On Wed, Mar 20, 2024 at 2:51 AM Johannes Weiner <hannes@xxxxxxxxxxx> wrote:
>
> On Wed, Mar 20, 2024 at 02:08:22AM +0000, Yosry Ahmed wrote:
> > Currently, the number of protected zswap entries corresponding to an
> > lruvec are incremented every time we swapin a page.
>
> Correct. This is the primary signal that the shrinker is being too
> aggressive in moving entries to disk and should slow down...?

Yup. Currently, there are two scenarios in which we increase zswap
protection area:

1. zswap lru movement - for instance, if a page for some reasons is
rotated in the LRU. When this happens, we increment the protection
size, so that the page at the tail end of the protected area does not
lose its protection because of (potentially) spurious LRU churnings.
2. swapin - when this happens, it is a signal that the shrinker is
being too... enthusiastic in its reclaiming action. We should be more
conservative, hence the increase in protection.
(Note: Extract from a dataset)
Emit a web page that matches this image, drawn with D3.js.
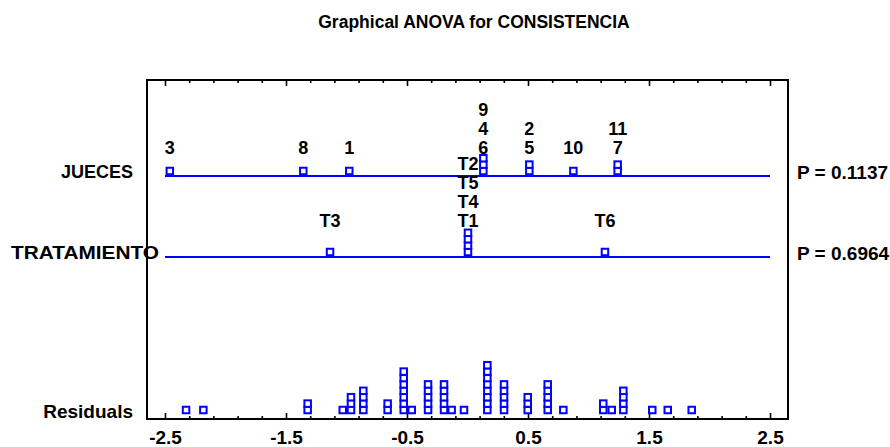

I think there's some confusion around this, because we use the
same-ish mechanism for two different events. Maybe I should have put
yet another fat comment at the callsites of zswap_folio_swapin() too
:)

>
> > This happens regardless of whether or not the page originated in
> > zswap. Hence, swapins from disk will lead to increasing protection
> > on potentially stale zswap entries. Furthermore, the increased

Hmmm my original thinking was that, had we protected the swapped-in
page back when it was still in zswap, we would have prevented this IO.
And since the pages in zswap are (at least conceptually) "warmer" than
the swapped in page, it is appropriate to increase the zswap
protection.

In fact, I was toying with the idea to max out the protection on
swap-in to temporarily cease all zswap shrinking, but that is perhaps
overkill :)

> > shrinking protection can lead to more pages skipping zswap and going

I think this can only happen when the protection is so strong that the
zswap pool is full, right?

In practice I have never seen this happen though. Did you observe it?
We have a fairly aggressive lru-size-based protection decaying as
well, so that should not happen...

Also technically the protection only applies to the dynamic shrinker -
the capacity-driven shrinking is not affected (although it's not very
effective - perhaps we can rework this?)

> > to disk, eventually leading to even more swapins from disk and
> > starting a vicious circle.
>
> How does shrinker protection affect zswap stores?
>
> On the contrary, I would expect this patch to create a runaway
> shrinker. The more aggressively it moves entries out to disk, the
> lower the rate of zswap loads, the more aggressively it moves more
> entries out to disk.
>
> > Instead, only increase the protection when pages are loaded from zswap.
> > This also has a nice side effect of removing zswap_folio_swapin() and
> > replacing it with a static helper that is only called from zswap_load().
> >
> > No problems were observed in practice, this was found through code
> > inspection.
>
> This is missing test results :)

Yeah it'd be nice to see benchmark numbers :)

I mean all this protection is heuristics anyway, so maybe I'm just
being overly conservative. But only numbers can show this.